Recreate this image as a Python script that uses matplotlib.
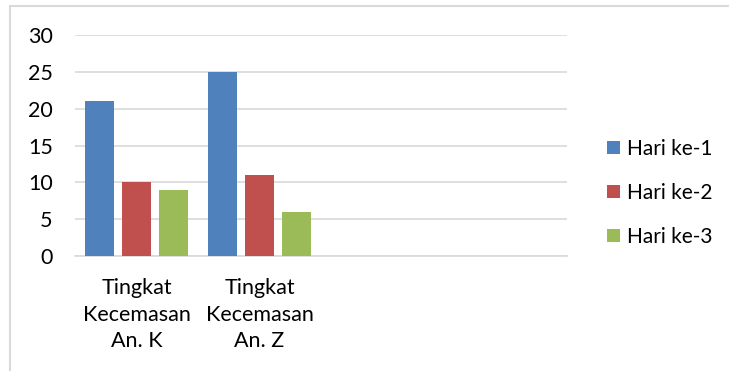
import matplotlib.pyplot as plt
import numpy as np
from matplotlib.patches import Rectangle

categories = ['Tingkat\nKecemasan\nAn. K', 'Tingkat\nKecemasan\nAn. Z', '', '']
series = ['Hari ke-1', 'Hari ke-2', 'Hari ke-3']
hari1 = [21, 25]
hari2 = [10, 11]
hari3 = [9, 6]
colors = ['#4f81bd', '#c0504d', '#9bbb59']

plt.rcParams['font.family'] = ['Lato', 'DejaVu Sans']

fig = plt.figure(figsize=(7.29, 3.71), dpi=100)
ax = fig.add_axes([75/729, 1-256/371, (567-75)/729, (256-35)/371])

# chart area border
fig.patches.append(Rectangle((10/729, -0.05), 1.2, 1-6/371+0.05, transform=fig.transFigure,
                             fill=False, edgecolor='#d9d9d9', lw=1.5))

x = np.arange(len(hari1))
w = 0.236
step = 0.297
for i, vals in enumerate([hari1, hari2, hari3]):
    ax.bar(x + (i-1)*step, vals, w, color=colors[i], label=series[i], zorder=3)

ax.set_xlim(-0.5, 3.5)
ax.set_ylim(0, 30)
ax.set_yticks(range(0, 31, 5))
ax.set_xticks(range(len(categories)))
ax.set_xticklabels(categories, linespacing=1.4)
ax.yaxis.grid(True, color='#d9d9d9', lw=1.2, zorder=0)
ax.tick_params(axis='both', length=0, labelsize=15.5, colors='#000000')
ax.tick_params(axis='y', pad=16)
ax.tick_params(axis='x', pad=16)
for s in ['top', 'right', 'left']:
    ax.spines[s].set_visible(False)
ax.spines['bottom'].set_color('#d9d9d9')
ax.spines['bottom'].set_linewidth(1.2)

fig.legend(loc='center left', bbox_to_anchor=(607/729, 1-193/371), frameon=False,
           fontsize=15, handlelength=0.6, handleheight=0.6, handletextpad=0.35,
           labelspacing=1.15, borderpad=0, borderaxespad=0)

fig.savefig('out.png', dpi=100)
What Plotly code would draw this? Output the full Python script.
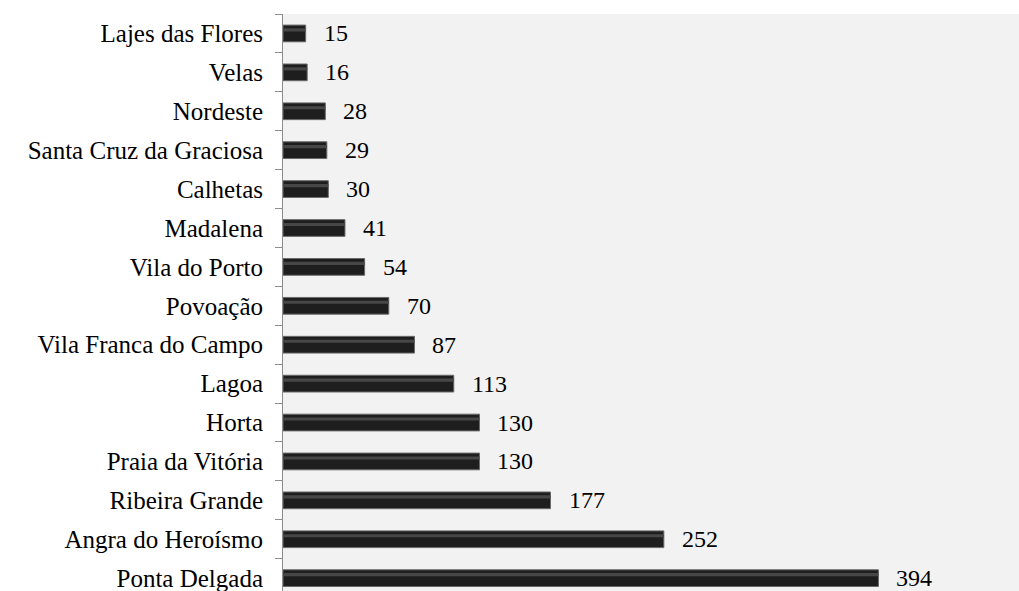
* * *
[Short problem]
Give all the entries again exactly, dropping each picture.

[Full answer]
Recreate this image as a Python script that uses matplotlib.
import matplotlib.pyplot as plt
import numpy as np
from matplotlib.patches import Rectangle

categories = ['Tingkat\nKecemasan\nAn. K', 'Tingkat\nKecemasan\nAn. Z', '', '']
series = ['Hari ke-1', 'Hari ke-2', 'Hari ke-3']
hari1 = [21, 25]
hari2 = [10, 11]
hari3 = [9, 6]
colors = ['#4f81bd', '#c0504d', '#9bbb59']

plt.rcParams['font.family'] = ['Lato', 'DejaVu Sans']

fig = plt.figure(figsize=(7.29, 3.71), dpi=100)
ax = fig.add_axes([75/729, 1-256/371, (567-75)/729, (256-35)/371])

# chart area border
fig.patches.append(Rectangle((10/729, -0.05), 1.2, 1-6/371+0.05, transform=fig.transFigure,
                             fill=False, edgecolor='#d9d9d9', lw=1.5))

x = np.arange(len(hari1))
w = 0.236
step = 0.297
for i, vals in enumerate([hari1, hari2, hari3]):
    ax.bar(x + (i-1)*step, vals, w, color=colors[i], label=series[i], zorder=3)

ax.set_xlim(-0.5, 3.5)
ax.set_ylim(0, 30)
ax.set_yticks(range(0, 31, 5))
ax.set_xticks(range(len(categories)))
ax.set_xticklabels(categories, linespacing=1.4)
ax.yaxis.grid(True, color='#d9d9d9', lw=1.2, zorder=0)
ax.tick_params(axis='both', length=0, labelsize=15.5, colors='#000000')
ax.tick_params(axis='y', pad=16)
ax.tick_params(axis='x', pad=16)
for s in ['top', 'right', 'left']:
    ax.spines[s].set_visible(False)
ax.spines['bottom'].set_color('#d9d9d9')
ax.spines['bottom'].set_linewidth(1.2)

fig.legend(loc='center left', bbox_to_anchor=(607/729, 1-193/371), frameon=False,
           fontsize=15, handlelength=0.6, handleheight=0.6, handletextpad=0.35,
           labelspacing=1.15, borderpad=0, borderaxespad=0)

fig.savefig('out.png', dpi=100)
What Plotly code would draw this? Output the full Python script.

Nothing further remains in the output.